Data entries
================================

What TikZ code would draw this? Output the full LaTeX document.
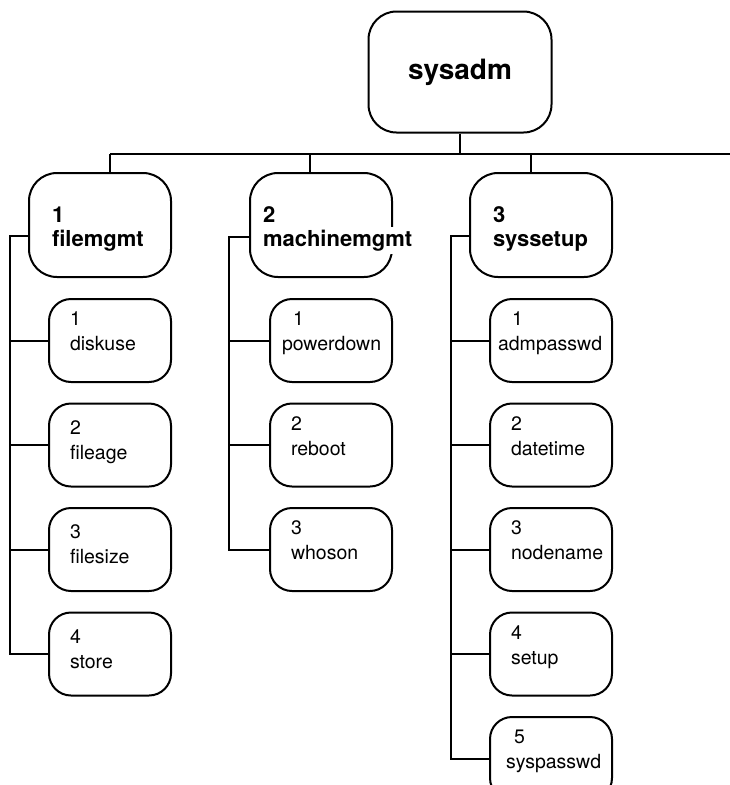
\documentclass[tikz,border=0pt]{standalone}
\usepackage{fontspec}
\setmainfont{TeX Gyre Heros}
\usetikzlibrary{positioning}
\hyphenpenalty=10000

\begin{document}
\begin{tikzpicture}[x=1pt,y=-1pt,line width=2pt,node distance=19.5pt and 0pt,
										topnode/.style={draw,rounded corners=28pt,minimum width=183pt,minimum height=121pt,font=\fontsize{28}{30}\selectfont\bfseries},
										menunode/.style={draw,rounded corners=28pt,minimum width=142pt,minimum height=104pt,inner xsep=23pt,text width=96pt,align=left,text height=0pt,text depth=6pt,font=\fontsize{22}{24}\selectfont\bfseries},
										itemnode/.style={draw,rounded corners=22pt,minimum width=122pt,minimum height=83pt,inner xsep=21pt,text width=80pt,align=left,text height=0pt,text depth=30pt,font=\fontsize{19.5}{25}\selectfont}
										]
	\useasboundingbox (0,0) rectangle (730,785);

	\node[topnode] (sysadm) at (460,72) {sysadm};
	\node[menunode] (filemgmt) at (100,225) {1\\filemgmt};
	\node[menunode,inner xsep=13pt,text width=116pt] (machinemgmt) at (321,225) {2\\\hspace*{-\fboxsep}\colorbox{white}{machinemgmt}};
	\node[menunode] (syssetup) at (541,225) {3\\syssetup};

	% filemgmt
	\node[itemnode,below left=20pt and 0pt of filemgmt.south east] (diskuse) {1\\diskuse};
	\node[itemnode,below=of diskuse,text depth=22pt] (fileage) {2\\fileage};
	\node[itemnode,below=of fileage,text depth=22pt] (filesize) {3\\filesize};
	\node[itemnode,below=of filesize,text depth=22pt] (store) {4\\store};

	% machinemgmt
	\node[itemnode,below left=20pt and 0pt of machinemgmt.south east,inner xsep=12pt,text width=98pt] (powerdown) {\hspace*{11pt}1\\powerdown};
	\node[itemnode,below=of powerdown] (reboot) {2\\reboot};
	\node[itemnode,below=of reboot] (whoson) {3\\whoson};

	% syssetup
	\node[itemnode,below left=20pt and 0pt of syssetup.south east,inner xsep=8pt,text width=106pt] (admpasswd) {\hspace*{14pt}1\\admpasswd};
	\node[itemnode,below=of admpasswd] (datetime) {2\\datetime};
	\node[itemnode,below=of datetime] (nodename) {3\\nodename};
	\node[itemnode,below=of nodename] (setup) {4\\setup};
	\node[itemnode,below=of setup,inner xsep=16pt,text width=90pt] (syspasswd) {\hspace*{8pt}5\\syspasswd};

	% top bus
	\coordinate (busL) at (110,154);
	\coordinate (busR) at (730,154);
	\draw (sysadm.south) -- (sysadm.south |- busL);
	\draw (busL) -- (busR);
	\draw ([xshift=10pt]filemgmt.north) -- (busL);
	\draw ([xshift=-11pt]machinemgmt.north) -- ([xshift=-11pt]machinemgmt.north |- busL);
	\draw ([xshift=-10pt]syssetup.north) -- ([xshift=-10pt]syssetup.north |- busL);

	% side trunks
	\draw ([yshift=-11pt]filemgmt.west) -- ++(-18pt,0) coordinate (t1) |- (store.west);
	\foreach \n in {diskuse,fileage,filesize}
		\draw (\n.west) -- (\n.west -| t1);
	\draw ([yshift=-12pt]machinemgmt.west) -- ++(-20pt,0) coordinate (t2) |- (whoson.west);
	\foreach \n in {powerdown,reboot}
		\draw (\n.west) -- (\n.west -| t2);
	\draw ([yshift=-11pt]syssetup.west) -- ++(-18pt,0) coordinate (t3) |- (syspasswd.west);
	\foreach \n in {admpasswd,datetime,nodename,setup}
		\draw (\n.west) -- (\n.west -| t3);

\end{tikzpicture}
\end{document}
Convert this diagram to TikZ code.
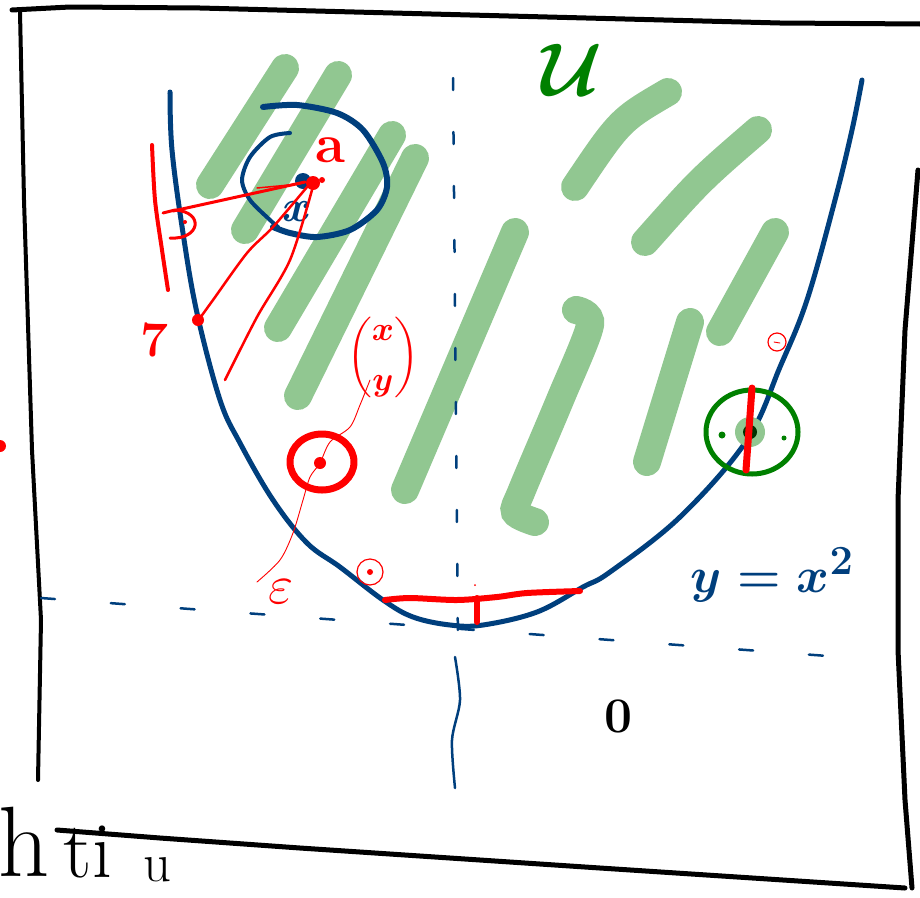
\documentclass[tikz,border=0pt]{standalone}
\usepackage{amsmath,amssymb}
\usetikzlibrary{calc}
\definecolor{inknavy}{RGB}{0,63,125}
\definecolor{inkgreen}{RGB}{0,128,0}
\definecolor{inkred}{RGB}{255,0,0}
\definecolor{setfill}{RGB}{145,199,145}
\colorlet{inkblack}{black}
\colorlet{ballcore}{inkgreen!40!black}

\begin{document}
\begin{tikzpicture}[x=1pt,y=-1pt,every node/.style={inner sep=0pt},
    frameline/.style={line width=5pt,inkblack,line cap=round,line join=round},
    setstroke/.style={line width=28pt,setfill,line cap=round},
    graphline/.style={line width=5pt,inknavy,line cap=round,line join=round},
    axisline/.style={line width=2.5pt,inknavy,line cap=round},
    redpen/.style={line width=4pt,inkred,line cap=round,line join=round},
    hairline/.style={line width=.9pt,inkred,line cap=round}]
  \useasboundingbox (0,0) rectangle (920,897);
  \fill[white] (0,0) rectangle (920,897);
  \draw[frameline] (12,10)--(70,7)--(200,8)--(470,15)--(780,23)--(920,24);
  \draw[frameline,line width=4pt] (20,12)--(24,200)--(32,450)--(41,620)--(38,780);
  \draw[frameline] (918,170)--(905,330)--(898,500)--(898,650)--(905,800)--(912,888);
  \draw[frameline] (57,830)--(160,838)--(300,848)--(600,868)--(905,888);
  \draw[setstroke] (285,68)--(210,185);
  \draw[setstroke] (338,75)--(245,230);
  \draw[setstroke] (392,135)--(278,328);
  \draw[setstroke] (415,158)--(298,396);
  \draw[setstroke] (515,232)--(405,490);
  \draw[setstroke] plot[smooth] coordinates {(576,310) (590,325) (560,400) (522,490) (515,512) (535,522)};
  \draw[setstroke] (690,322)--(647,462);
  \draw[setstroke] (668,92) .. controls (620,120) .. (575,187);
  \draw[setstroke] (758,130) .. controls (700,180) .. (645,242);
  \draw[setstroke] (775,232)--(720,332);
  \draw[axisline,dash pattern=on 14pt off 56pt] (41,598)--(855,658);
  \draw[axisline,dash pattern=on 12pt off 42pt] (453,78)--(458,650);
  \draw[axisline] plot[smooth] coordinates {(455,657) (460,700) (452,740) (455,788)};
  \draw[graphline] plot[smooth,tension=.6] coordinates {(170,92) (172,150) (183,233) (197,313) (220,400) (240,443) (273,500) (307,543) (340,567) (383,600) (413,617) (450,625) (483,625) (537,612) (583,587) (610,572) (680,517) (747,440) (780,367) (807,300) (835,200) (852,130) (862,80)};
  \draw[graphline,line width=6pt] plot[smooth] coordinates {(263,107) (297,105) (337,113) (363,130) (383,163) (387,187) (377,210) (350,230) (317,237) (290,233) (273,227)};
  \draw[graphline,line width=4pt] plot[smooth] coordinates {(290,133) (270,137) (250,157) (242,180) (250,200) (270,220) (278,227)};
  \fill[inknavy] (303,181) circle (8pt);
  \node[text=inknavy,font=\Huge\boldmath,scale=1.8] (xlabel) at (297,212) {$x$};
  \draw[redpen] plot[smooth] coordinates {(152,145) (155,200) (162,250) (168,290)};
  \draw[redpen,line width=3pt] (163,213)--(175,210) .. controls (205,212) and (200,240) .. (170,238);
  \fill[inkred] (185,222) circle (2pt);
  \draw[redpen,line width=3pt] (173,211)--(305,182);
  \draw[hairline,line width=1.5pt] (257,188)--(300,184);
  \draw[redpen,line width=2.5pt] plot[smooth] coordinates {(307,187) (273,227) (247,253) (213,300) (200,318)};
  \draw[redpen,line width=2.5pt] plot[smooth] coordinates {(312,190) (290,260) (257,317) (225,380)};
  \fill[inkred] (198,320) circle (6pt);
  \fill[inkred] (313,183) circle (7pt);
  \fill[inkred] (322,180) circle (3pt);
  \node[text=inkred,font=\Huge\bfseries,scale=2.2] (alabel) at (330,150) {a};
  \node[text=inkred,font=\Huge\bfseries,scale=2] (plabel) at (155,340) {7};
  \node[text=inkred,font=\Huge\boldmath,scale=1.35] (veclabel) at (383,357) {$\dbinom{x}{y}$};
  \draw[redpen,line width=7pt] (322,462) ellipse (32pt and 28pt);
  \fill[inkred] (320,463) circle (6pt);
  \draw[hairline] plot[smooth] coordinates {(370,380) (360,405) (350,427) (330,442) (320,463) (310,477) (303,500) (293,533) (280,560) (257,582)};
  \node[text=inkred,font=\Huge,scale=2.2] (epslabel) at (281,592) {$\varepsilon$};
  \draw[hairline,line width=1.2pt] (370,572) circle (13pt);
  \fill[inkred] (370,572) circle (3pt);
  \draw[hairline,line width=1.2pt] (777,342) circle (9pt);
  \draw[hairline] (774,342)--(780,343);
  \fill[inkred] (475,585) circle (1pt);
  \draw[redpen,line width=6pt] plot[smooth] coordinates {(385,600) (410,598) (457,600) (497,597) (527,593) (580,591)};
  \draw[redpen,line width=6pt] (477,598)--(477,622);
  \fill[setfill] (750,432) circle (15pt);
  \fill[ballcore] (750,432) circle (7pt);
  \draw[inkgreen,line width=5pt] (752,432) ellipse (46pt and 42pt);
  \fill[inkgreen] (722,435) circle (3.5pt);
  \fill[inkgreen] (784,438) circle (2.5pt);
  \draw[redpen,line width=7pt] (752,388)--(746,470);
  \fill[inkred] (0,446) circle (6pt);
  \node[text=inknavy,font=\Huge\boldmath,scale=2] (graphlabel) at (772,575) {$y=x^2$};
  \node[text=inkgreen,font=\Huge\boldmath,scale=3] (setlabel) at (572,70) {$\mathcal{U}$};
  \node[font=\Huge\bfseries,scale=2] (zerolabel) at (618,716) {0};
  \node[font=\fontsize{100}{100}\selectfont] (hlabel) at (24,842) {h};
  \node[font=\fontsize{80}{80}\selectfont] (tilabel) at (88,852) {ti};
  \node[font=\Huge,scale=2.2] (ulabel) at (157,870) {u};
\end{tikzpicture}
\end{document}
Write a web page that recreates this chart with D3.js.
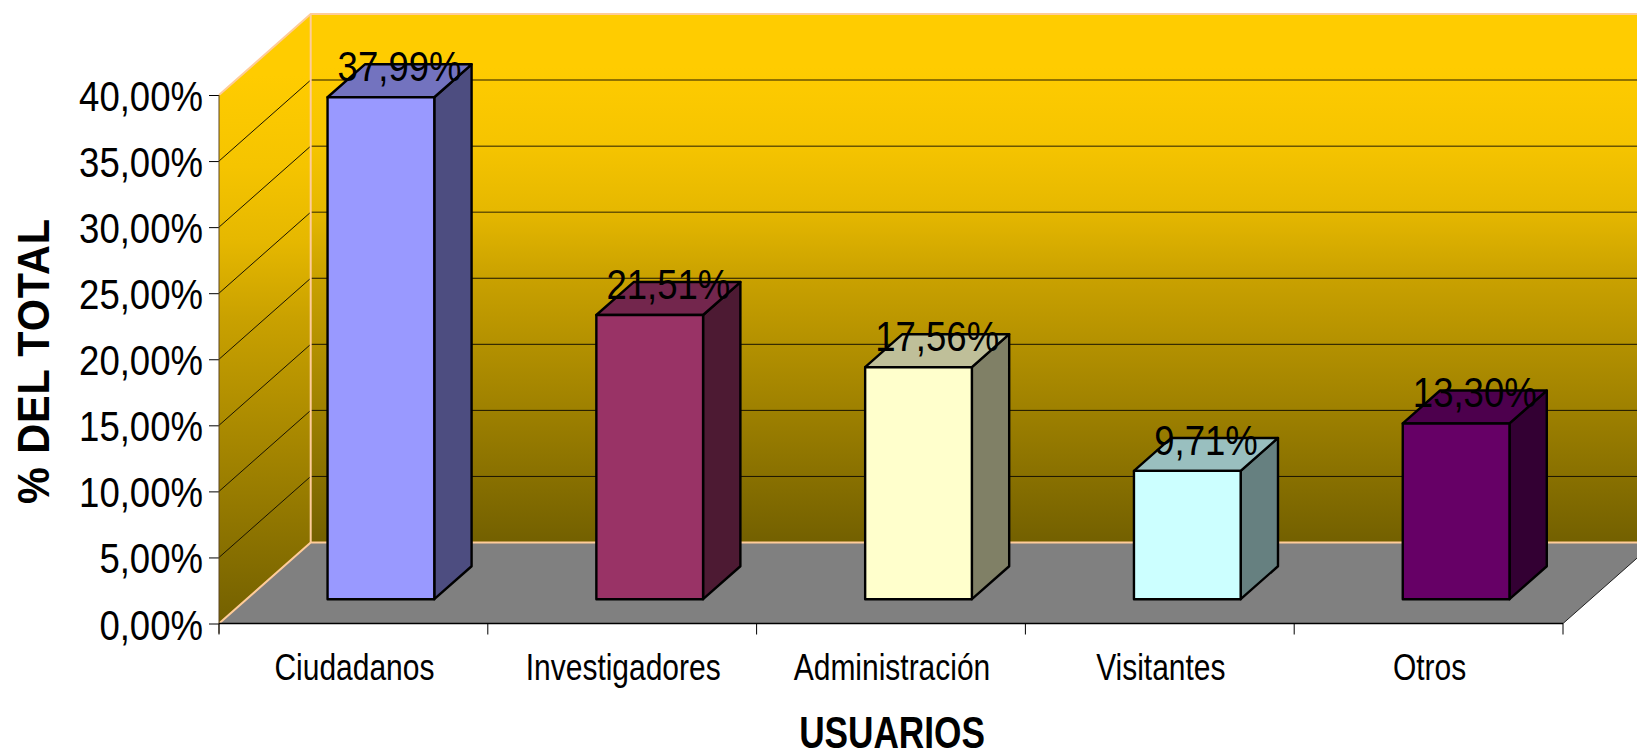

================================

Return, please, the exact lines from the beginning of the entries above through the line containing "(0,0) rectangle (730,785);", both included; pictures are left out.

What TikZ code would draw this? Output the full LaTeX document.
\documentclass[tikz,border=0pt]{standalone}
\usepackage{fontspec}
\setmainfont{TeX Gyre Heros}
\usetikzlibrary{positioning}
\hyphenpenalty=10000

\begin{document}
\begin{tikzpicture}[x=1pt,y=-1pt,line width=2pt,node distance=19.5pt and 0pt,
										topnode/.style={draw,rounded corners=28pt,minimum width=183pt,minimum height=121pt,font=\fontsize{28}{30}\selectfont\bfseries},
										menunode/.style={draw,rounded corners=28pt,minimum width=142pt,minimum height=104pt,inner xsep=23pt,text width=96pt,align=left,text height=0pt,text depth=6pt,font=\fontsize{22}{24}\selectfont\bfseries},
										itemnode/.style={draw,rounded corners=22pt,minimum width=122pt,minimum height=83pt,inner xsep=21pt,text width=80pt,align=left,text height=0pt,text depth=30pt,font=\fontsize{19.5}{25}\selectfont}
										]
	\useasboundingbox (0,0) rectangle (730,785);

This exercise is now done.